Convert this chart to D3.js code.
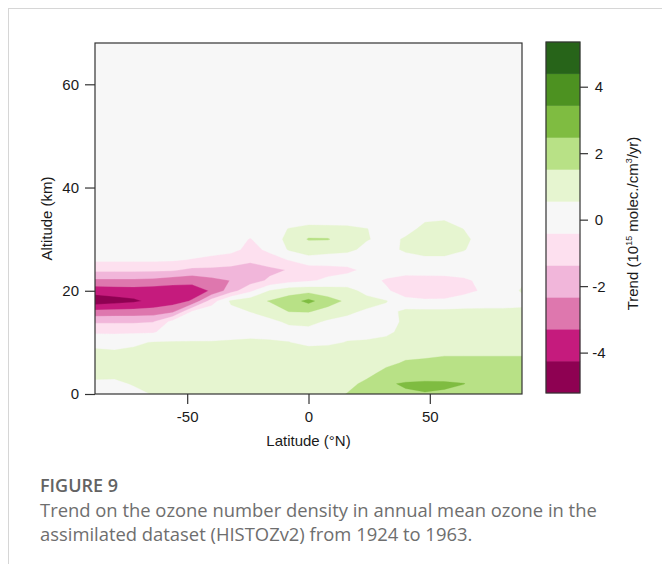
<!DOCTYPE html>
<html>
<head>
<meta charset="utf-8">
<script src="https://cdn.jsdelivr.net/npm/d3@7"></script>
<style>
  html, body { margin: 0; padding: 0; background: #fff; }
  svg { display: block; }
</style>
</head>
<body>
<svg id="fig" width="662" height="564"></svg>
<script>
// Grid of the zonal-mean trend field: columns are latitudes, rows are altitudes
const latitudes = [-88, -80, -72, -64, -56, -48, -40, -32, -24, -16, -8, 0, 8, 16, 24, 32, 40, 48, 56, 64, 72, 80, 88];
const altitudes = [0, 2, 4, 6, 8, 10, 12, 14, 16, 18, 20, 22, 24, 26, 28, 30, 32, 34, 68];

// Trend in 10^15 molec./cm^3/yr, one row per altitude (km)
const trend = [
  /*  0 */ [0.1, 0.15, 0.35, 0.6, 0.6, 0.7, 0.75, 0.8, 0.8, 0.85, 0.9, 1.0, 1.2, 1.55, 1.65, 2.2, 2.4, 2.45, 2.4, 2.2, 1.9, 1.8, 1.75],
  /*  2 */ [0.4, 0.4, 0.62, 0.65, 0.72, 0.8, 0.85, 0.85, 0.85, 0.9, 0.95, 1.05, 1.3, 1.3, 1.7, 2.4, 2.55, 2.6, 2.58, 2.5, 2.2, 1.95, 1.9],
  /*  4 */ [0.8, 0.75, 0.65, 0.7, 0.75, 0.8, 0.85, 0.85, 0.85, 0.9, 0.95, 1.0, 1.1, 1.1, 1.3, 1.75, 2.05, 2.1, 2.1, 2.05, 1.95, 1.9, 1.9],
  /*  6 */ [0.75, 0.75, 0.7, 0.72, 0.75, 0.8, 0.82, 0.85, 0.85, 0.9, 0.95, 0.95, 1.0, 1.0, 1.05, 1.35, 1.6, 1.65, 1.72, 1.72, 1.72, 1.72, 1.72],
  /*  8 */ [0.7, 0.65, 0.7, 0.7, 0.7, 0.75, 0.78, 0.8, 0.82, 0.85, 0.9, 0.9, 0.95, 1.0, 0.95, 1.1, 1.3, 1.35, 1.42, 1.42, 1.42, 1.42, 1.42],
  /* 10 */ [0.35, 0.3, 0.45, 0.6, 0.6, 0.6, 0.6, 0.65, 0.7, 0.65, 0.58, 0.35, 0.4, 0.6, 0.65, 0.85, 1.05, 1.1, 1.1, 1.1, 1.1, 1.1, 1.1],
  /* 12 */ [-0.55, -0.55, -0.55, -0.5, 0.1, 0.2, 0.25, 0.25, 0.3, 0.3, 0.25, 0.2, 0.2, 0.3, 0.3, 0.35, 0.85, 0.9, 0.9, 0.9, 0.9, 0.9, 0.9],
  /* 14 */ [-1.5, -1.5, -1.5, -1.4, -0.1, 0.05, 0.2, 0.15, 0.2, 0.35, 0.7, 0.85, 0.4, 0.35, 0.2, 0.15, 0.75, 0.8, 0.8, 0.8, 0.8, 0.8, 0.8],
  /* 16 */ [-3.05, -3.0, -2.95, -2.9, -2.6, -0.36, 0.2, 0.3, 0.58, 0.95, 1.55, 1.58, 1.2, 0.7, 0.45, 0.25, 0.75, 0.75, 0.75, 0.75, 0.75, 0.75, 0.75],
  /* 18 */ [-4.8, -4.6, -4.4, -4.0, -3.7, -3.2, -0.9, 0.7, 1.1, 1.58, 2.0, 2.75, 1.9, 1.35, 0.85, 0.62, -0.2, -0.3, -0.3, 0.0, 0.1, 0.1, 0.25],
  /* 20 */ [-3.9, -3.8, -3.75, -3.8, -3.8, -3.7, -3.2, -1.8, -0.6, 0.6, 1.1, 1.2, 1.0, 0.85, 0.3, -0.3, -0.75, -0.8, -0.75, -0.65, -0.3, 0.0, 0.66],
  /* 22 */ [-2.5, -2.5, -2.5, -2.6, -2.85, -3.0, -2.6, -2.3, -1.8, -1.2, -0.75, -0.55, -0.2, 0.0, -0.1, -0.5, -0.7, -0.75, -0.7, -0.55, -0.2, 0.0, 0.4],
  /* 24 */ [-1.2, -1.2, -1.2, -1.2, -1.25, -1.6, -1.6, -1.65, -2.0, -1.6, -1.3, -1.0, -0.75, -0.6, -0.2, 0.0, -0.1, 0.0, -0.05, 0.0, 0.0, 0.0, 0.0],
  /* 26 */ [-0.25, -0.25, -0.25, -0.25, -0.3, -0.45, -0.65, -0.9, -1.1, -0.8, -0.35, 0.3, 0.1, 0.0, 0.0, 0.1, 0.2, 0.45, 0.45, 0.3, 0.1, 0.0, 0.0],
  /* 28 */ [0, 0, 0, 0, 0, 0, 0, -0.1, -0.7, -0.2, 0.65, 0.9, 0.9, 0.8, 0.3, 0.25, 0.7, 0.75, 0.75, 0.6, 0.25, 0.1, 0],
  /* 30 */ [0, 0, 0, 0, 0, 0, 0, 0, -0.45, 0.2, 0.75, 1.6, 1.58, 1.0, 0.62, 0.3, 0.65, 0.85, 0.85, 0.7, 0.3, 0.1, 0],
  /* 32 */ [0, 0, 0, 0, 0, 0, 0, 0, 0, 0.1, 0.6, 0.9, 0.85, 0.8, 0.58, 0.25, 0.3, 0.75, 0.8, 0.55, 0.2, 0.05, 0],
  /* 34 */ [0, 0, 0, 0, 0, 0, 0, 0, 0, 0, 0, 0, 0, 0, 0, 0, 0, 0.45, 0.5, 0.2, 0, 0, 0],
  /* 68 */ [0, 0, 0, 0, 0, 0, 0, 0, 0, 0, 0, 0, 0, 0, 0, 0, 0, 0, 0, 0, 0, 0, 0]
];

// Filled-contour class boundaries and their colours (pink = loss, green = gain)
const levels = [-5.2, -4.24, -3.28, -2.32, -1.36, -0.4, 0.56, 1.52, 2.48, 3.44, 4.4, 5.36];
const levelColors = ["#8e0152", "#c51b7d", "#de77ae", "#f1b6da", "#fde0ef", "#f7f7f7",
                     "#e6f5d0", "#b8e186", "#7fbc41", "#4d9221", "#276419"];

const latTicks = [-50, 0, 50];
const altTicks = [0, 20, 40, 60];
const keyTicks = [-4, -2, 0, 2, 4];

const svg = d3.select("#fig");
const axisFont = "'Liberation Sans', Arial, sans-serif";
const axisSize = 15;
const inkColor = "#1a1a1a";
const plainNumber = d => String(d);

// Figure frame
svg.append("line").attr("x1", 8).attr("x2", 662).attr("y1", 8.5).attr("y2", 8.5)
  .attr("stroke", "#d6d6d6").attr("stroke-width", 1);
svg.append("line").attr("x1", 8.5).attr("x2", 8.5).attr("y1", 8).attr("y2", 564)
  .attr("stroke", "#d6d6d6").attr("stroke-width", 1);

// Plot scales
const plot = { left: 95, right: 522, top: 43, bottom: 394 };
const x = d3.scaleLinear().domain([-88, 88]).range([plot.left, plot.right]);
const y = d3.scaleLinear().domain([0, 68]).range([plot.bottom, plot.top]);

svg.append("clipPath").attr("id", "plotClip")
  .append("rect").attr("x", plot.left).attr("y", plot.top)
  .attr("width", plot.right - plot.left).attr("height", plot.bottom - plot.top);

// Filled contours computed on the grid, then mapped from grid space to lat/alt
const nx = latitudes.length, ny = altitudes.length;
const bands = d3.contours()
  .size([nx, ny])
  .thresholds(levels.slice(0, -1))(trend.flat());

const gx = d3.scaleLinear().domain(d3.range(nx)).range(latitudes).clamp(true);
const gy = d3.scaleLinear().domain(d3.range(ny)).range(altitudes).clamp(true);
const gridToPlot = d3.geoTransform({
  point(px, py) { this.stream.point(x(gx(px - 0.5)), y(gy(py - 0.5))); }
});
const path = d3.geoPath(gridToPlot);

svg.append("g").attr("clip-path", "url(#plotClip)")
  .selectAll("path")
  .data(bands)
  .join("path")
  .attr("d", path)
  .attr("fill", (d, i) => levelColors[i])
  .attr("stroke", (d, i) => levelColors[i])
  .attr("stroke-width", 0.3);

// Plot box
svg.append("rect")
  .attr("x", plot.left).attr("y", plot.top)
  .attr("width", plot.right - plot.left).attr("height", plot.bottom - plot.top)
  .attr("fill", "none").attr("stroke", "#333").attr("stroke-width", 1.2);

// Axes
const yAxis = svg.append("g")
  .attr("transform", `translate(${plot.left},0)`)
  .call(d3.axisLeft(y).tickValues(altTicks).tickFormat(plainNumber).tickSize(10).tickPadding(6));
const xAxis = svg.append("g")
  .attr("transform", `translate(0,${plot.bottom})`)
  .call(d3.axisBottom(x).tickValues(latTicks).tickFormat(plainNumber).tickSize(10).tickPadding(7));
[yAxis, xAxis].forEach(g => {
  g.select(".domain").remove();
  g.selectAll(".tick line").attr("stroke", "#333").attr("stroke-width", 1.2);
  g.selectAll(".tick text").attr("font-family", axisFont).attr("font-size", axisSize)
    .attr("fill", inkColor);
});

svg.append("text")
  .attr("transform", `translate(52,${(plot.top + plot.bottom) / 2}) rotate(-90)`)
  .attr("text-anchor", "middle")
  .attr("font-family", axisFont).attr("font-size", axisSize).attr("fill", inkColor)
  .text("Altitude (km)");

svg.append("text")
  .attr("x", x(0)).attr("y", 446)
  .attr("text-anchor", "middle")
  .attr("font-family", axisFont).attr("font-size", axisSize).attr("fill", inkColor)
  .text("Latitude (°N)");

// Colour key
const key = { left: 546, right: 580, top: 42, bottom: 393 };
const ky = d3.scaleLinear().domain([levels[0], levels[levels.length - 1]]).range([key.bottom, key.top]);

svg.append("g").selectAll("rect")
  .data(levelColors)
  .join("rect")
  .attr("x", key.left)
  .attr("width", key.right - key.left)
  .attr("y", (d, i) => ky(levels[i + 1]))
  .attr("height", (d, i) => ky(levels[i]) - ky(levels[i + 1]))
  .attr("fill", d => d)
  .attr("stroke", d => d).attr("stroke-width", 0.3);

svg.append("rect")
  .attr("x", key.left).attr("y", key.top)
  .attr("width", key.right - key.left).attr("height", key.bottom - key.top)
  .attr("fill", "none").attr("stroke", "#333").attr("stroke-width", 1.2);

const keyAxis = svg.append("g").selectAll("g")
  .data(keyTicks)
  .join("g")
  .attr("transform", d => `translate(0,${ky(d)})`);
keyAxis.append("line")
  .attr("x1", key.right).attr("x2", key.right + 8)
  .attr("stroke", "#333").attr("stroke-width", 1.2);
keyAxis.append("text")
  .attr("x", 599).attr("dy", "0.35em")
  .attr("text-anchor", "middle")
  .attr("font-family", axisFont).attr("font-size", axisSize).attr("fill", inkColor)
  .text(plainNumber);

const keyTitle = svg.append("text")
  .attr("transform", `translate(638,${(key.top + key.bottom) / 2 + 6}) rotate(-90)`)
  .attr("text-anchor", "middle")
  .attr("font-family", axisFont).attr("font-size", axisSize).attr("fill", inkColor);
keyTitle.append("tspan").text("Trend (10");
keyTitle.append("tspan").attr("font-size", 9).attr("dy", -6).text("15");
keyTitle.append("tspan").attr("dy", 6).text(" molec./cm");
keyTitle.append("tspan").attr("font-size", 9).attr("dy", -6).text("3");
keyTitle.append("tspan").attr("dy", 6).text("/yr)");

// Caption
const captionFont = "'Open Sans', 'Noto Sans', sans-serif";
svg.append("text")
  .attr("x", 40).attr("y", 492)
  .attr("font-family", captionFont).attr("font-size", 18).attr("font-weight", 600)
  .attr("fill", "#636363")
  .text("FIGURE 9");
const captionLines = [
  "Trend on the ozone number density in annual mean ozone in the",
  "assimilated dataset (HISTOZv2) from 1924 to 1963."
];
svg.append("g").selectAll("text")
  .data(captionLines)
  .join("text")
  .attr("x", 40).attr("y", (d, i) => 517 + i * 24)
  .attr("font-family", captionFont).attr("font-size", 18.4)
  .attr("fill", "#6e6e6e")
  .text(d => d);
</script>
</body>
</html>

Stated task
Repeat only what lies between the start of the data and the end of the line containing "32, 34, 68];", exactly, with pictures left out.

Answer to this problem
Convert this chart to D3.js code.
<!DOCTYPE html>
<html>
<head>
<meta charset="utf-8">
<script src="https://cdn.jsdelivr.net/npm/d3@7"></script>
<style>
  html, body { margin: 0; padding: 0; background: #fff; }
  svg { display: block; }
</style>
</head>
<body>
<svg id="fig" width="662" height="564"></svg>
<script>
// Grid of the zonal-mean trend field: columns are latitudes, rows are altitudes
const latitudes = [-88, -80, -72, -64, -56, -48, -40, -32, -24, -16, -8, 0, 8, 16, 24, 32, 40, 48, 56, 64, 72, 80, 88];
const altitudes = [0, 2, 4, 6, 8, 10, 12, 14, 16, 18, 20, 22, 24, 26, 28, 30, 32, 34, 68];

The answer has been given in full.